The deal followed a competitive bidding process involving Comcast and Paramount. Netflix’s offer, composed largely of cash, won after months of talks. Co-CEO Ted Sarandos said the acquisition would “help us keep innovating and investing in stories that matter most to audiences.”

If approved, the merger gives Netflix control of Warner Bros.’ and HBO’s premium shows.

Why now

Netflix has long described itself as a builder, not a buyer. Its biggest acquisition before this was the $8.5 billion purchase of MGM by Amazon back in 2022. This new deal, worth nearly ten times as much, signals how the company is thinking differently about growth.

The move comes as Netflix tries to secure the kind of long-term intellectual property that keeps audiences subscribed: a strategic shift from depending on temporary hits like Squid Game or Stranger Things.

It also coincides with a more aggressive global monetisation strategy. Since mid-2024, Netflix has quietly raised subscription prices across several regions—from Nigeria to the U.S., U.K., and Australia. The company cited rising production costs, currency volatility, and inflation.

In Nigeria alone, subscriptions have climbed three times since 2024. In the U.K., the Standard plan jumped 18% this year. Across North America, it’s the third price adjustment in under two years. Each hike aligns with Netflix’s push to increase average revenue per user, even if it means testing price sensitivity in emerging markets.

That pattern shows Netflix is tightening margins globally, and the Warner Bros. deal fits that playbook. By owning a massive content engine outright, Netflix can spend smarter on franchises rather than licensing them at premium rates.

What this deal means for the industry 

If approved, the merger would eclipse every prior Hollywood deal since Disney bought 21st Century Fox.
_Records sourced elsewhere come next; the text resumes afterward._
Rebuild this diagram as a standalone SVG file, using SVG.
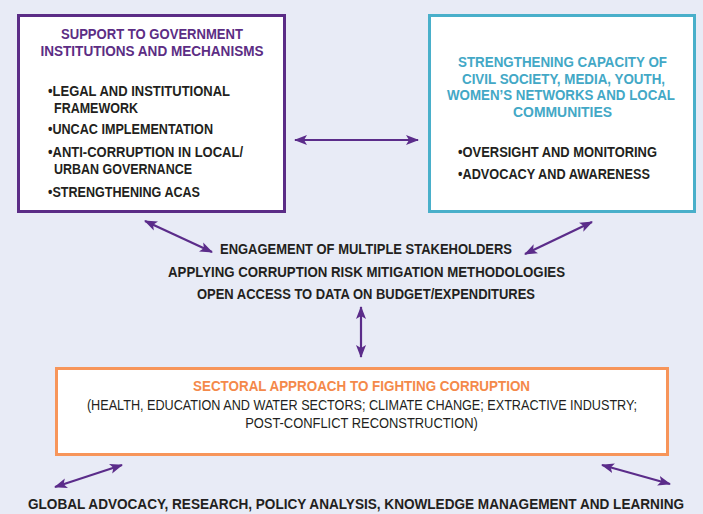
<svg xmlns="http://www.w3.org/2000/svg" width="703" height="514" viewBox="0 0 703 514">
<style>
text{font-family:"Liberation Sans Narrow","Liberation Sans",Arial,sans-serif;font-weight:bold;font-size:14.5px;fill:#231f20;}
.c{text-anchor:middle;}
.tp{fill:#5c2d84;}
.tt{fill:#43a8c6;}
.to{fill:#f4894a;}
.n{font-weight:normal;}
.box{fill:#ffffff;stroke-width:3;}
.conn line{stroke:#5b2c8a;stroke-width:2.2;marker-start:url(#ah);marker-end:url(#ah);}
</style>
<defs>
<marker id="ah" markerUnits="userSpaceOnUse" markerWidth="13" markerHeight="11" refX="12" refY="5" orient="auto-start-reverse" viewBox="0 0 13 10">
<path d="M0,0 L13,5 L0,10 L3,5 z" fill="#5b2c8a"/>
</marker>
</defs>
<rect x="0" y="0" width="703" height="514" fill="#e8ebf6"/>
<g id="gov">
<rect class="box" x="18.5" y="15.5" width="266" height="196" stroke="#5b2c86"/>
<text class="c tp" x="152" y="38.5" textLength="182" lengthAdjust="spacingAndGlyphs">SUPPORT TO GOVERNMENT</text>
<text class="c tp" x="152" y="55.5" textLength="223" lengthAdjust="spacingAndGlyphs">INSTITUTIONS AND MECHANISMS</text>
<text x="48" y="95.5" textLength="182" lengthAdjust="spacingAndGlyphs">•LEGAL AND INSTITUTIONAL</text>
<text x="54" y="112.5" textLength="84" lengthAdjust="spacingAndGlyphs">FRAMEWORK</text>
<text x="48" y="133.5" textLength="165" lengthAdjust="spacingAndGlyphs">•UNCAC IMPLEMENTATION</text>
<text x="48" y="157" textLength="195" lengthAdjust="spacingAndGlyphs">•ANTI-CORRUPTION IN LOCAL/</text>
<text x="54" y="173.5" textLength="138" lengthAdjust="spacingAndGlyphs">URBAN GOVERNANCE</text>
<text x="48" y="197" textLength="152" lengthAdjust="spacingAndGlyphs">•STRENGTHENING ACAS</text>
</g>
<g id="civil">
<rect class="box" x="429.5" y="15.5" width="265" height="196" stroke="#49afca"/>
<text class="c tt" x="562.5" y="67" textLength="209" lengthAdjust="spacingAndGlyphs">STRENGTHENING CAPACITY OF</text>
<text class="c tt" x="563.5" y="83.5" textLength="203" lengthAdjust="spacingAndGlyphs">CIVIL SOCIETY, MEDIA, YOUTH,</text>
<text class="c tt" x="561" y="100" textLength="228" lengthAdjust="spacingAndGlyphs">WOMEN’S NETWORKS AND LOCAL</text>
<text class="c tt" x="562.5" y="117" textLength="99" lengthAdjust="spacingAndGlyphs">COMMUNITIES</text>
<text x="458" y="157" textLength="199" lengthAdjust="spacingAndGlyphs">•OVERSIGHT AND MONITORING</text>
<text x="458" y="178.5" textLength="192" lengthAdjust="spacingAndGlyphs">•ADVOCACY AND AWARENESS</text>
</g>
<g id="center">
<text class="c" x="366" y="253.5" textLength="292" lengthAdjust="spacingAndGlyphs">ENGAGEMENT OF MULTIPLE STAKEHOLDERS</text>
<text class="c" x="366.5" y="276.5" textLength="397" lengthAdjust="spacingAndGlyphs">APPLYING CORRUPTION RISK MITIGATION METHODOLOGIES</text>
<text class="c" x="366" y="299" textLength="338" lengthAdjust="spacingAndGlyphs">OPEN ACCESS TO DATA ON BUDGET/EXPENDITURES</text>
</g>
<g id="sectoral">
<rect class="box" x="56.5" y="368.5" width="611" height="86" stroke="#f7955a"/>
<text class="c to" x="361.5" y="390.5" textLength="337" lengthAdjust="spacingAndGlyphs">SECTORAL APPROACH TO FIGHTING CORRUPTION</text>
<text class="c n" transform="translate(362,410) scale(0.84,1)" x="0" y="0" textLength="655" lengthAdjust="spacingAndGlyphs">(HEALTH, EDUCATION AND WATER SECTORS; CLIMATE CHANGE; EXTRACTIVE INDUSTRY;</text>
<text class="c n" transform="translate(361.5,428) scale(0.84,1)" x="0" y="0" textLength="277" lengthAdjust="spacingAndGlyphs">POST-CONFLICT RECONSTRUCTION)</text>
</g>
<g id="global">
<text class="c" transform="translate(356,509) scale(0.84,1)" x="0" y="0" textLength="781" lengthAdjust="spacingAndGlyphs">GLOBAL ADVOCACY, RESEARCH, POLICY ANALYSIS, KNOWLEDGE MANAGEMENT AND LEARNING</text>
</g>
<g id="connectors" class="conn">
<line x1="295" y1="140" x2="418" y2="140"/>
<line x1="145" y1="221" x2="212" y2="252"/>
<line x1="525" y1="254" x2="592" y2="222"/>
<line x1="361" y1="307" x2="361" y2="357"/>
<line x1="55" y1="487" x2="122" y2="465"/>
<line x1="602" y1="465" x2="670" y2="484"/>
</g>
</svg>
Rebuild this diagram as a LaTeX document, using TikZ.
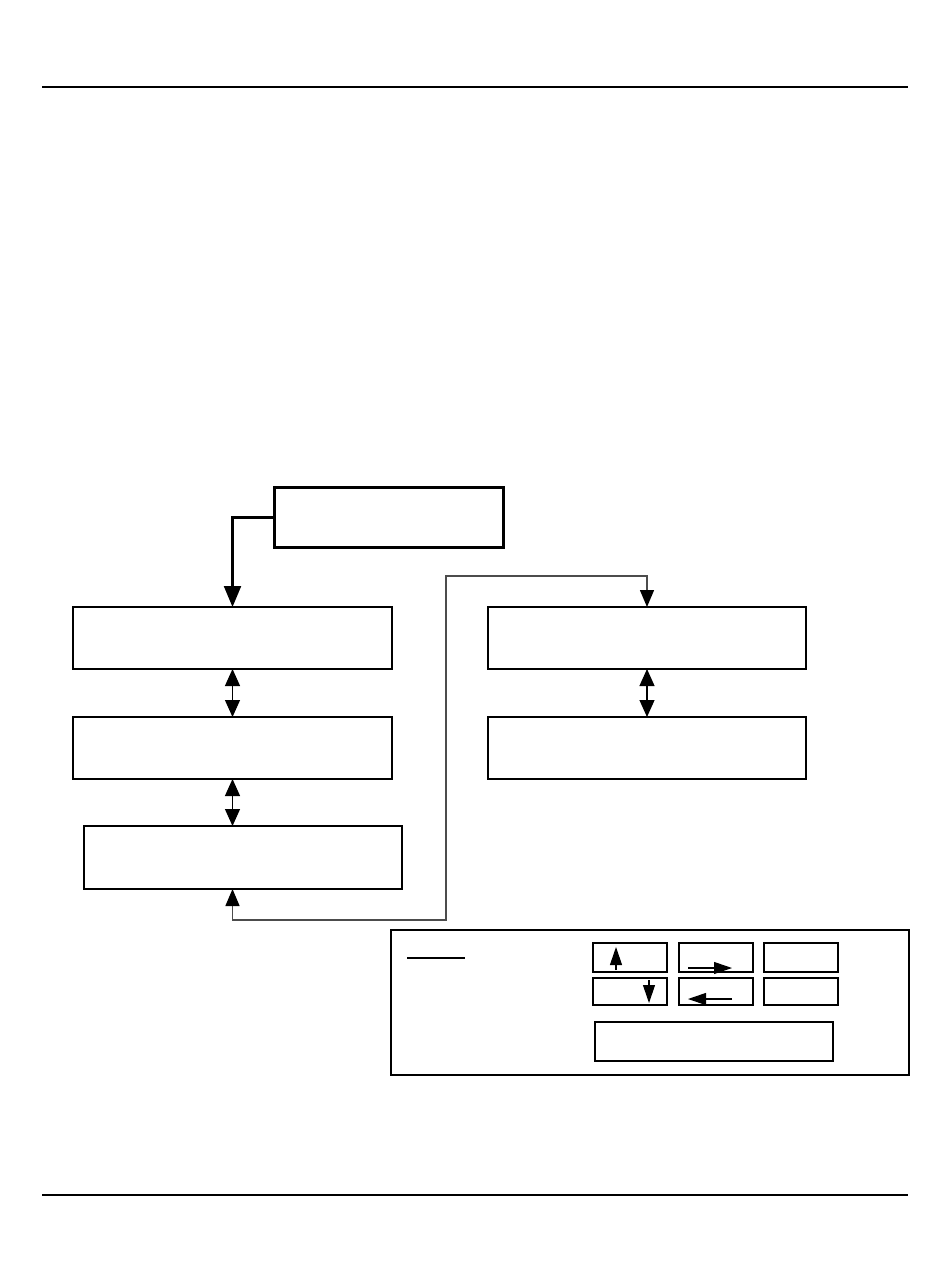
\documentclass[tikz,border=0pt]{standalone}
\usetikzlibrary{arrows.meta,calc}
\begin{document}
\begin{tikzpicture}[x=1pt,y=-1pt,
  box/.style={draw,line width=1.1pt,inner sep=0pt,outer sep=0pt,minimum width=319pt,minimum height=62pt},
  headbox/.style={draw,line width=2.8pt,inner sep=0pt,outer sep=0pt,minimum width=229pt,minimum height=60pt},
  legbox/.style={draw,line width=1.1pt,inner sep=0pt,outer sep=0pt},
  tip/.style={-{Triangle[length=21pt,width=17pt]}},
  dtip/.style={{Triangle[length=17pt,width=15pt]}-{Triangle[length=17pt,width=15pt]}},
  ltip/.style={-{Triangle[length=18pt,width=12pt]}},
  link/.style={line width=1.4pt,draw=black!70},
  rule/.style={line width=1.5pt}]
\useasboundingbox (0,0) rectangle (950,1284);
% page rules
\draw[rule] (42,87) -- (908,87);
\draw[rule] (42,1195) -- (908,1195);
% nodes
\node[headbox] (top) at (389,517.5) {};
\node[box] (b1) at (232.5,638) {};
\node[box] (b2) at (232.5,748) {};
\node[box,minimum width=318pt,minimum height=63pt] (b3) at (243,857.5) {};
\node[box,minimum width=318pt] (r1) at (647,638) {};
\node[box,minimum width=318pt] (r2) at (647,748) {};
% connectors
\draw[tip,line width=2.2pt] (top.west) -| (b1.north);
\draw[dtip,line width=1.2pt] (b1.south) -- (b2.north);
\draw[dtip,line width=1.2pt] (b2.south) -- (b1.south |- b3.north);
\draw[dtip,line width=1.2pt] (r1.south) -- (r2.north);
\coordinate (c1) at (446,920);
\coordinate (c2) at (446,576);
\draw[link,{Triangle[length=17pt,width=14pt,fill=black,color=black]}-{Triangle[length=17pt,width=14pt,fill=black,color=black]}] (b1.south |- b3.south) |- (c1) -- (c2) -| (r1.north);
% legend
\node[legbox,minimum width=518pt,minimum height=145pt] (leg) at (650,1002.5) {};
\coordinate (u1) at (407,958);
\coordinate (u2) at (465,958);
\draw[line width=1.3pt] (u1) -- (u2);
\node[legbox,minimum width=74pt,minimum height=29pt] (k1) at (630,957.5) {};
\node[legbox,minimum width=74pt,minimum height=29pt] (k2) at (716,957.5) {};
\node[legbox,minimum width=74pt,minimum height=29pt] (k3) at (801,957.5) {};
\node[legbox,minimum width=74pt,minimum height=27pt] (k4) at (630,991.5) {};
\node[legbox,minimum width=74pt,minimum height=27pt] (k5) at (716,991.5) {};
\node[legbox,minimum width=74pt,minimum height=27pt] (k6) at (801,991.5) {};
\node[legbox,minimum width=238pt,minimum height=39pt] (k7) at (714,1041.5) {};
\coordinate (a1s) at (616,970);
\coordinate (a1e) at (616,947);
\coordinate (a2s) at (688,968);
\coordinate (a2e) at (732,968);
\coordinate (a4s) at (649,980);
\coordinate (a4e) at (649,1003);
\coordinate (a5s) at (732,999);
\coordinate (a5e) at (688,999);
\draw[ltip,line width=1.1pt] (a1s) -- (a1e);
\draw[ltip,line width=1.1pt] (a2s) -- (a2e);
\draw[ltip,line width=1.1pt] (a4s) -- (a4e);
\draw[ltip,line width=1.1pt] (a5s) -- (a5e);
\end{tikzpicture}
\end{document}
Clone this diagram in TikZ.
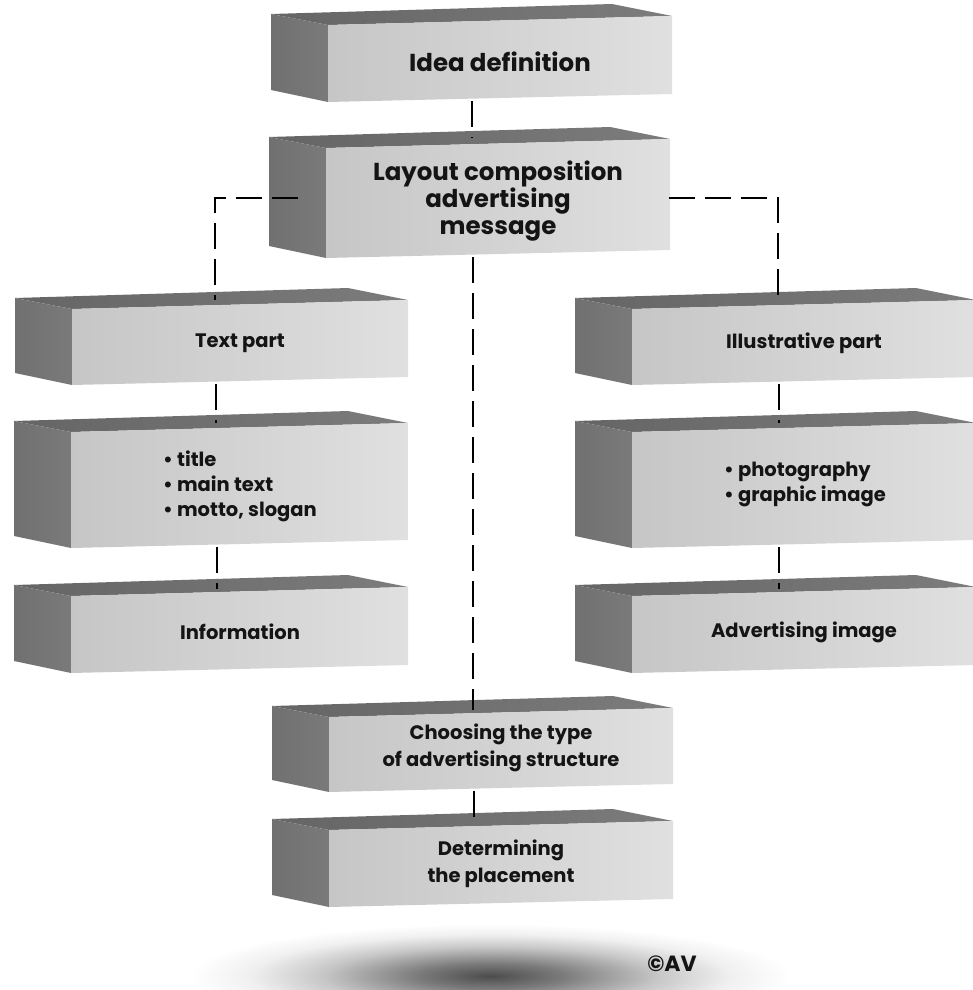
\documentclass[tikz,border=0pt]{standalone}
\usepackage{fontspec}
\setmainfont{Poppins}
\definecolor{topdark}{HTML}{656565}
\definecolor{toplight}{HTML}{7C7C7C}
\definecolor{sidegray}{HTML}{7A7A7A}
\definecolor{frontL}{HTML}{C6C6C6}
\definecolor{frontR}{HTML}{E0E0E0}
\pgfdeclareradialshading{floorshadow}{\pgfpointorigin}{color(0bp)=(black!70); color(6bp)=(black!52); color(14bp)=(black!22); color(20bp)=(black!6); color(25bp)=(white); color(50bp)=(white)}
% a slab: #1 front-left x, #2 front-right x, #3 front top y (left), #4 front bottom y (left)
\newcommand\slab[4]{%
  \shade[left color=topdark, right color=toplight]
    (#1-57,#3-11) -- (#2-60,#3-21) -- (#2,#3-9) -- (#1,#3) -- cycle;
  \shade[left color=sidegray!92!black, right color=sidegray]
    (#1-57,#3-11) -- (#1,#3) -- (#1,#4) -- (#1-57,#4-12) -- cycle;
  \shade[left color=frontL, right color=frontR]
    (#1,#3) -- (#2,#3-9) -- (#2,#4-8) -- (#1,#4) -- cycle;
}
\begin{document}
\begin{tikzpicture}[x=1pt,y=-1pt,
  link/.style={line width=2.4pt, dash pattern=on 26pt off 10pt, black},
  biglbl/.style={font=\bfseries\fontsize{24.5}{27}\selectfont, align=center, text=black!92},
  lbl/.style={font=\bfseries\fontsize{19.5}{27}\selectfont, align=center, text=black!92},
  listlbl/.style={font=\bfseries\fontsize{19.5}{25}\selectfont, align=left, text=black!92}]
\useasboundingbox (0,0) rectangle (972,990);

% soft floor shadow
\shade[shading=floorshadow] (490,976) ellipse [x radius=300pt, y radius=52pt];

% slabs
\slab{328}{672}{25}{102}
\slab{326}{670}{148}{258}
\slab{72}{408}{309}{385}
\slab{71}{408}{432}{548}
\slab{71}{408}{596}{673}
\slab{632}{976}{309}{385}
\slab{632}{976}{432}{548}
\slab{632}{976}{596}{673}
\slab{329}{673}{717}{792}
\slab{329}{673}{830}{907}

% labels
\node[biglbl] (idea) at (500,62) {Idea definition};
\node[biglbl] (layout) at (498,201) {Layout composition\\advertising\\message};
\node[lbl] (textpart) at (240,343) {Text part};
\node[listlbl] (textlist) at (240,486) {• title\\• main text\\• motto, slogan};
\node[lbl] (info) at (240,632) {Information};
\node[lbl] (illus) at (804,343) {Illustrative part};
\node[listlbl] (illist) at (805,484) {• photography\\• graphic image};
\node[lbl] (adimg) at (804,632) {Advertising image};
\node[lbl] (choose) at (501,748) {Choosing the type\\of advertising structure};
\node[lbl] (place) at (501,864) {Determining\\the placement};
\node[font=\bfseries\fontsize{22}{24}\selectfont, text=black!92] (copy) at (672,964) {©AV};

% connector ports
\coordinate (idea-out) at (472,101);
\coordinate (layout-in) at (472,138);
\coordinate (layout-out) at (473,257);
\coordinate (layout-west) at (298,198);
\coordinate (layout-east) at (669,198);
\coordinate (textpart-in) at (215,300);
\coordinate (textpart-out) at (216,384);
\coordinate (textlist-in) at (216,423);
\coordinate (textlist-out) at (217,547);
\coordinate (info-in) at (217,589);
\coordinate (illus-in) at (778,300);
\coordinate (illus-out) at (779,384);
\coordinate (illist-in) at (779,423);
\coordinate (illist-out) at (779,547);
\coordinate (adimg-in) at (779,589);
\coordinate (choose-in) at (473,710);
\coordinate (choose-out) at (474,791);
\coordinate (place-in) at (474,824);

% connectors
\draw[link] (idea-out) -- (layout-in);
\draw[link] (layout-out) -- (choose-in);
\draw[link] (layout-west) -| (textpart-in);
\draw[link] (layout-east) -| (illus-in);
\draw[link] (textpart-out) -- (textlist-in);
\draw[link] (textlist-out) -- (info-in);
\draw[link] (illus-out) -- (illist-in);
\draw[link] (illist-out) -- (adimg-in);
\draw[link] (choose-out) -- (place-in);
\end{tikzpicture}
\end{document}
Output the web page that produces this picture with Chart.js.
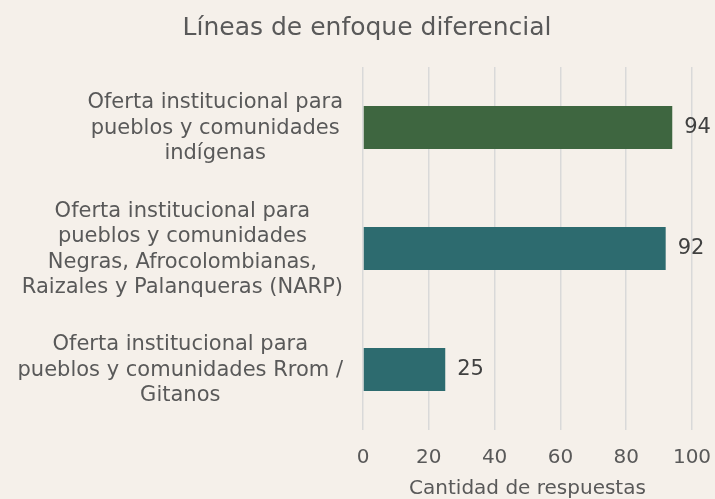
<!DOCTYPE html>
<html>
<head>
<meta charset="utf-8">
<script src="https://cdn.jsdelivr.net/npm/chart.js@4"></script>
<style>
    body { margin: 0; background: #f5f0ea; }
    #contenedor { width: 715px; height: 499px; }
</style>
</head>
<body>
<div id="contenedor"><canvas id="graficoLineas"></canvas></div>
<script>

const categorias = [
    ["Oferta institucional para", "pueblos y comunidades", "indígenas"],
    ["Oferta institucional para", "pueblos y comunidades", "Negras, Afrocolombianas,", "Raizales y Palanqueras (NARP)"],
    ["Oferta institucional para", "pueblos y comunidades Rrom /", "Gitanos"]
];
const respuestas = [94, 92, 25];
const colores = ["#3e6640", "#2d6b6f", "#2d6b6f"];
const marcasEje = [0, 20, 40, 60, 80, 100];

const fuente = "'DejaVu Sans', Verdana, sans-serif";

// etiquetas de categoria: bloque alineado a la derecha, lineas centradas
const etiquetasCategoria = {
    id: "etiquetasCategoria",
    afterDraw(chart){
        const ctx = chart.ctx;
        const escalaY = chart.scales.y;
        const borde = chart.chartArea.left - 20;
        const alto = 25.5;

        ctx.save();
        ctx.font = "21px " + fuente;
        ctx.fillStyle = "#595959";
        ctx.textAlign = "center";
        ctx.textBaseline = "middle";

        categorias.forEach((lineas, i) => {
            let ancho = 0;
            lineas.forEach(l => { ancho = Math.max(ancho, ctx.measureText(l).width); });
            let centroX = borde - ancho / 2;
            let centroY = escalaY.getPixelForValue(i) + 1;
            let inicio = centroY - (lineas.length - 1) * alto / 2;
            lineas.forEach((l, j) => {
                ctx.fillText(l, centroX, inicio + j * alto);
            });
        });
        ctx.restore();
    }
};

// valores al final de cada barra
const valoresBarras = {
    id: "valoresBarras",
    afterDatasetsDraw(chart){
        const ctx = chart.ctx;
        const meta = chart.getDatasetMeta(0);

        ctx.save();
        ctx.font = "21px " + fuente;
        ctx.fillStyle = "#404040";
        ctx.textAlign = "left";
        ctx.textBaseline = "middle";
        meta.data.forEach((barra, i) => {
            ctx.fillText(respuestas[i], barra.x + 12, barra.y);
        });
        ctx.restore();
    }
};

new Chart(document.getElementById("graficoLineas"), {
    type: "bar",
    data: {
        labels: categorias.map(c => c.join(" ")),
        datasets: [{
            label: "Cantidad de respuestas",
            data: respuestas,
            backgroundColor: colores,
            barPercentage: 0.355,
            categoryPercentage: 1
        }]
    },
    options: {
        indexAxis: "y",
        responsive: true,
        maintainAspectRatio: false,
        animation: false,
        layout: { padding: { left: 42, right: 23, top: 0, bottom: 0 } },
        plugins: {
            legend: { display: false },
            tooltip: { enabled: false },
            title: {
                display: true,
                text: "Líneas de enfoque diferencial",
                color: "#595959",
                font: { family: fuente, size: 25, weight: "normal" },
                padding: { top: 13, bottom: 24 }
            }
        },
        scales: {
            x: {
                min: 0,
                max: 100,
                afterBuildTicks(escala){
                    escala.ticks = marcasEje.map(v => ({ value: v }));
                },
                afterFit(escala){
                    escala.paddingLeft = 0;
                    escala.paddingRight = 0;
                },
                grid: { color: "#d9d9d9", lineWidth: 1.5, drawTicks: false },
                border: { display: false },
                ticks: {
                    color: "#595959",
                    padding: 16,
                    font: { family: fuente, size: 20 }
                },
                title: {
                    display: true,
                    text: "Cantidad de respuestas",
                    color: "#595959",
                    font: { family: fuente, size: 20 },
                    padding: { top: -9, bottom: -2 }
                }
            },
            y: {
                grid: { display: false },
                border: { display: false },
                ticks: { display: false },
                afterFit(escala){
                    escala.width = 321;
                }
            }
        }
    },
    plugins: [etiquetasCategoria, valoresBarras]
});

</script>
</body>
</html>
It could also push smaller studios and streaming services into new mergers just to stay alive.

Netflix’s ownership of both distribution and content raises antitrust questions. Netflix’s ownership of both distribution and content raises antitrust questions. Analysts say regulators will likely test whether that control amounts to vertical dominance—the same concern raised during Disney’s Fox takeover, only this time with a tech company that already shapes global viewing habits through algorithms, not theatres. Regulators in the U.S. and Europe have already flagged the deal for review. Film producers and theatre owners warn it could weaken traditional movie releases.

A group of anonymous producers even told Congress they fear “monopolistic control” and worry Netflix “has no incentive to support theatrical exhibition.” Netflix has promised to keep Warner Bros.’ movie releases in cinemas for now—a nod to regulators and creatives wary of streaming dominance.

Yet this is also where Netflix sees its biggest prize. Beyond the HBO catalogue and Warner’s studios lies DC Studios, home to some of Hollywood’s Superman, Batman, and the most underused franchise in Hollywood. Under James Gunn and Peter Safran, DC has been rebuilding with new Superman and Supergirl films, The Batman sequel, and spin-offs like The Penguin. 

“There’s no storytelling content that provides a bigger palette than DC,” Warner Bros. Discovery CEO David Zaslav told Bloomberg Businessweek. Analysts call it the crown jewel of the deal, a universe Netflix can finally own instead of license. It’s the kind of creative windfall that could secure Netflix’s next decade—if regulators let it.

What it means for viewers

The merger could make Netflix the first platform where old Hollywood meets new tech in one ecosystem. Subscribers could see Game of Thrones next to Stranger Things, or Friends streaming alongside The Crown.

Yet it also signals higher expectations for subscribers. Owning more IP means carrying more costs, and those tend to show up on monthly bills. With price hikes already spreading worldwide, Netflix appears ready to trade scale for profit: fewer users, but each paying more.

The company that started by mailing DVDs is now betting $83 billion that the future of entertainment belongs to whoever owns the stories, not just who streams them.